Die deutsche Sozialpartnerschaft ist ein Erfolgsmodell und hat sich auch in Krisenzeiten bewährt. Dennoch hat der Gesetzgeber zuletzt immer stärker in die Tarifautonomie eingegriffen. Wie werden Sie die Gestaltungsfreiheit für die Sozialpartner fördern und die Tarifautonomie stärken?

Die Sozialpartnerschaft, die Tarifautonomie und die Mitbestimmung haben wesentlich dazu
beigetragen, dass Deutschland eine weltweit führende Industrienation geworden ist. CDU
und CSU vertrauen auch in Zukunft auf die Sozialpartnerschaft. Wir wollen, dass die Arbeitnehmerinnen und Arbeitnehmer auf eine verlässliche Mitbestimmung setzen können und
möglichst viele Beschäftigte durch Betriebs- und Personalräte vertreten werden. Hier sind
zuallererst die Tarifpartner in der Pflicht. Ihre Aufgabe ist es, für gute Löhne und Arbeitsbedingungen zu sorgen und tragfähige Lösungen für den Wandel der Arbeitswelt zu finden.
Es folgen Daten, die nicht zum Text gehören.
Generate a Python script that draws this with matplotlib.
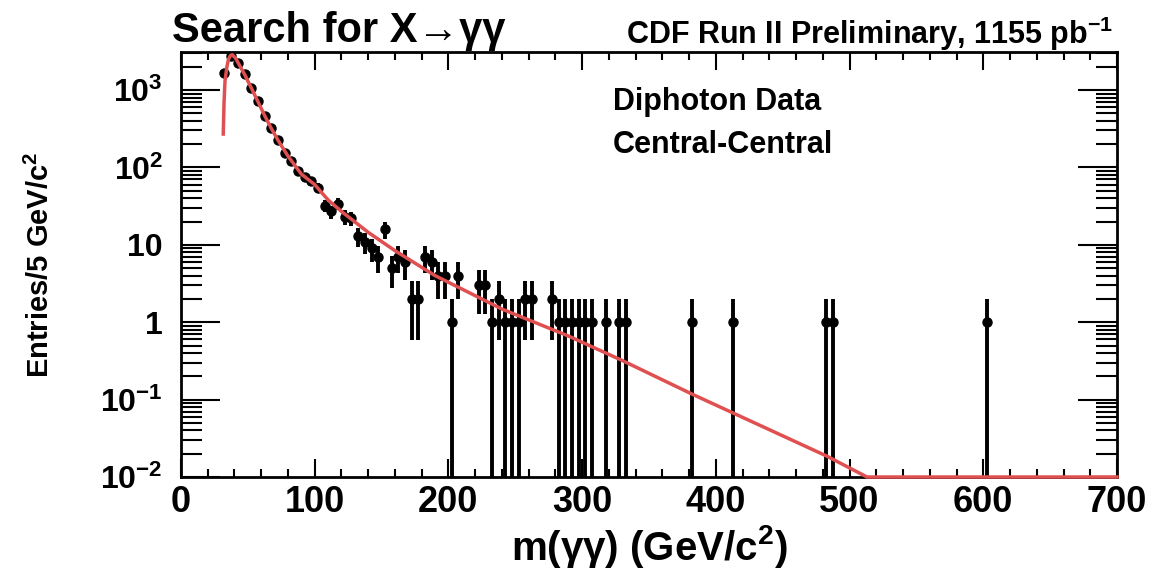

Wir werden den Tarifpartnern möglichst großen Spielraum in der Gestaltung von Arbeitsregelungen lassen, weil Regelungen auf tariflicher, betrieblicher und vertraglicher Ebene den differenzierten Bedürfnissen eher gerecht werden. Wir werden die Tarifpartner dabei flankierend unterstützen und dort, wo es nötig ist, auch gesetzgeberisch eingreifen.